◆ Set task ◆
Images should be left out, and everything else in the listing reproduced exactly.
- - -
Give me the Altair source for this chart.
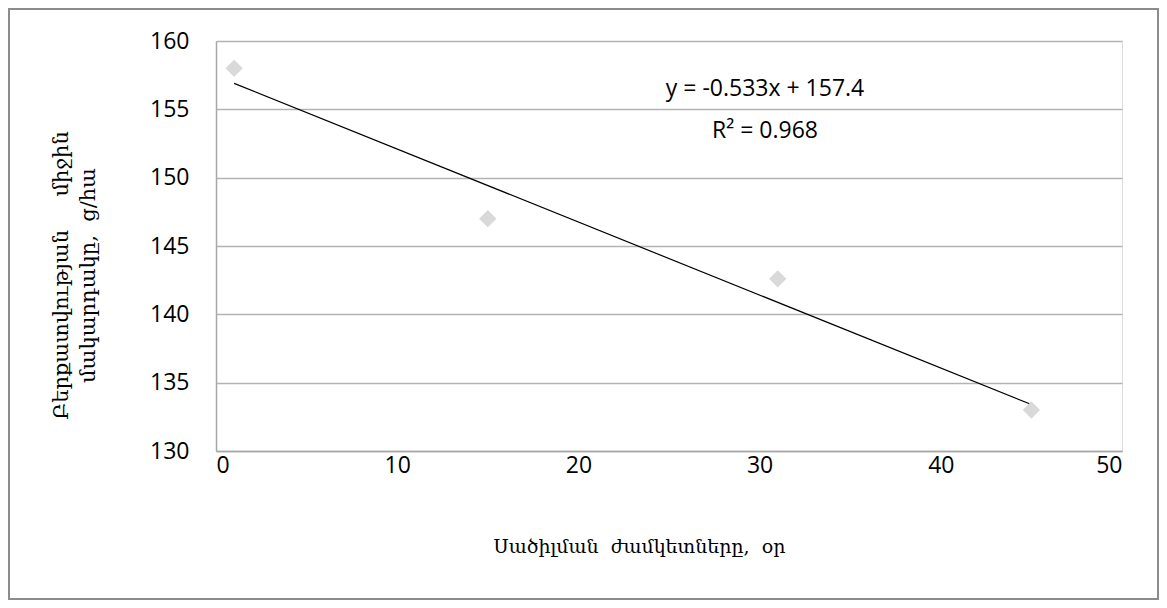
import altair as alt
import pandas as pd

days = [1, 15, 31, 45]
yield_vals = [158.0, 147.0, 142.6, 133.0]

eq_text = ["y = -0.533x + 157.4", "R\u00b2 = 0.968"]
eq_x = [30.3, 30.3]
eq_y = [156.5, 153.4]

NB = "\u00a0"
x_title = "Սածիլման" + NB * 2 + "ժամկետները," + NB * 2 + "օր"
y_title = ["Բերքատվության" + NB * 5 + "միջին", "մակարդակը," + NB * 2 + "ց/հա"]

df = pd.DataFrame({"x": days, "y": yield_vals})
df_eq = pd.DataFrame({"t": eq_text, "x": eq_x, "y": eq_y})

W, H = 906, 410

xs = alt.Scale(domain=[0, 50], nice=False)
ys = alt.Scale(domain=[130, 160], nice=False, zero=False)

xaxis = alt.Axis(values=[0, 10, 20, 30, 40, 50], grid=False, ticks=False,
                 domainColor="#a6a6a6", domainWidth=1.5,
                 labelFont="Open Sans", labelFontSize=23, labelColor="#000",
                 labelPadding=3,
                 title=x_title, titleFont="DejaVu Serif", titleFontSize=19,
                 titleFontWeight="normal", titleColor="#000", titlePadding=60,
                 titleX=423)
yaxis = alt.Axis(values=[130, 135, 140, 145, 150, 155, 160], grid=True,
                 gridColor="#b3b3b3", gridWidth=1.5, ticks=False,
                 domainColor="#a6a6a6", domainWidth=1.5,
                 labelFont="Open Sans", labelFontSize=23, labelColor="#000",
                 labelPadding=27,
                 title=y_title, titleFont="DejaVu Serif", titleFontSize=21,
                 titleFontWeight="normal", titleColor="#000", titlePadding=51,
                 titleLineHeight=27, titleY=234)

base = alt.Chart(df)

points = base.mark_point(shape="diamond", filled=True, color="#d9d9d9",
                         opacity=1, size=300).encode(
    x=alt.X("x:Q", scale=xs, axis=xaxis),
    y=alt.Y("y:Q", scale=ys, axis=yaxis),
)

trend = base.transform_regression("x", "y", method="linear").mark_line(
    color="#000", strokeWidth=1.2).encode(
    x=alt.X("x:Q", scale=xs),
    y=alt.Y("y:Q", scale=ys),
)

eq = alt.Chart(df_eq).mark_text(font="Open Sans", fontSize=23, color="#000",
                                align="center", baseline="middle").encode(
    x=alt.X("x:Q", scale=xs),
    y=alt.Y("y:Q", scale=ys),
    text="t:N",
)

frame = alt.Chart(df).mark_rect(fill=None, stroke="#8c8c8c", strokeWidth=2).encode(
    x=alt.value(-207), x2=alt.value(W + 36),
    y=alt.value(-32), y2=alt.value(H + 148),
)

chart = alt.layer(frame, trend, points, eq).properties(
    width=W, height=H,
    autosize=alt.AutoSizeParams(type="none"),
    padding={"left": 208, "top": 33, "right": 37, "bottom": 149},
).configure_view(stroke=None).configure(background="white")

chart.save("out.html", embed_options={"renderer": "svg", "actions": False})
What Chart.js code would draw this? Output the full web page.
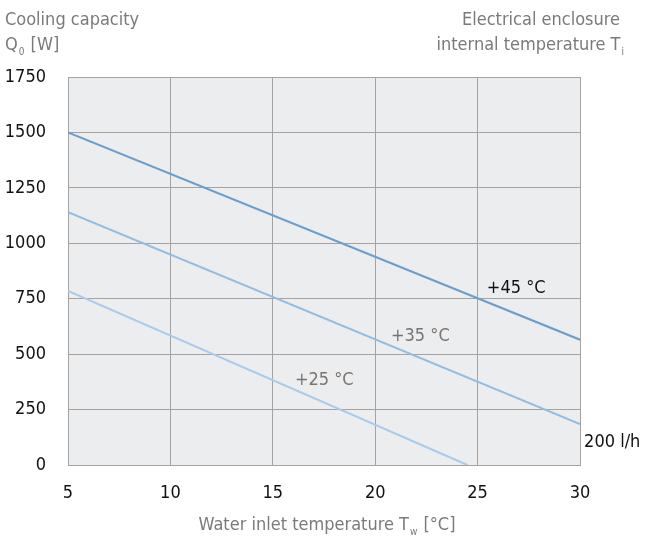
- - -
◆ Finished answer ◆
Give me the Altair source for this chart.
import altair as alt
import pandas as pd

days = [1, 15, 31, 45]
yield_vals = [158.0, 147.0, 142.6, 133.0]

eq_text = ["y = -0.533x + 157.4", "R\u00b2 = 0.968"]
eq_x = [30.3, 30.3]
eq_y = [156.5, 153.4]

NB = "\u00a0"
x_title = "Սածիլման" + NB * 2 + "ժամկետները," + NB * 2 + "օր"
y_title = ["Բերքատվության" + NB * 5 + "միջին", "մակարդակը," + NB * 2 + "ց/հա"]

df = pd.DataFrame({"x": days, "y": yield_vals})
df_eq = pd.DataFrame({"t": eq_text, "x": eq_x, "y": eq_y})

W, H = 906, 410

xs = alt.Scale(domain=[0, 50], nice=False)
ys = alt.Scale(domain=[130, 160], nice=False, zero=False)

xaxis = alt.Axis(values=[0, 10, 20, 30, 40, 50], grid=False, ticks=False,
                 domainColor="#a6a6a6", domainWidth=1.5,
                 labelFont="Open Sans", labelFontSize=23, labelColor="#000",
                 labelPadding=3,
                 title=x_title, titleFont="DejaVu Serif", titleFontSize=19,
                 titleFontWeight="normal", titleColor="#000", titlePadding=60,
                 titleX=423)
yaxis = alt.Axis(values=[130, 135, 140, 145, 150, 155, 160], grid=True,
                 gridColor="#b3b3b3", gridWidth=1.5, ticks=False,
                 domainColor="#a6a6a6", domainWidth=1.5,
                 labelFont="Open Sans", labelFontSize=23, labelColor="#000",
                 labelPadding=27,
                 title=y_title, titleFont="DejaVu Serif", titleFontSize=21,
                 titleFontWeight="normal", titleColor="#000", titlePadding=51,
                 titleLineHeight=27, titleY=234)

base = alt.Chart(df)

points = base.mark_point(shape="diamond", filled=True, color="#d9d9d9",
                         opacity=1, size=300).encode(
    x=alt.X("x:Q", scale=xs, axis=xaxis),
    y=alt.Y("y:Q", scale=ys, axis=yaxis),
)

trend = base.transform_regression("x", "y", method="linear").mark_line(
    color="#000", strokeWidth=1.2).encode(
    x=alt.X("x:Q", scale=xs),
    y=alt.Y("y:Q", scale=ys),
)

eq = alt.Chart(df_eq).mark_text(font="Open Sans", fontSize=23, color="#000",
                                align="center", baseline="middle").encode(
    x=alt.X("x:Q", scale=xs),
    y=alt.Y("y:Q", scale=ys),
    text="t:N",
)

frame = alt.Chart(df).mark_rect(fill=None, stroke="#8c8c8c", strokeWidth=2).encode(
    x=alt.value(-207), x2=alt.value(W + 36),
    y=alt.value(-32), y2=alt.value(H + 148),
)

chart = alt.layer(frame, trend, points, eq).properties(
    width=W, height=H,
    autosize=alt.AutoSizeParams(type="none"),
    padding={"left": 208, "top": 33, "right": 37, "bottom": 149},
).configure_view(stroke=None).configure(background="white")

chart.save("out.html", embed_options={"renderer": "svg", "actions": False})
What Chart.js code would draw this? Output the full web page.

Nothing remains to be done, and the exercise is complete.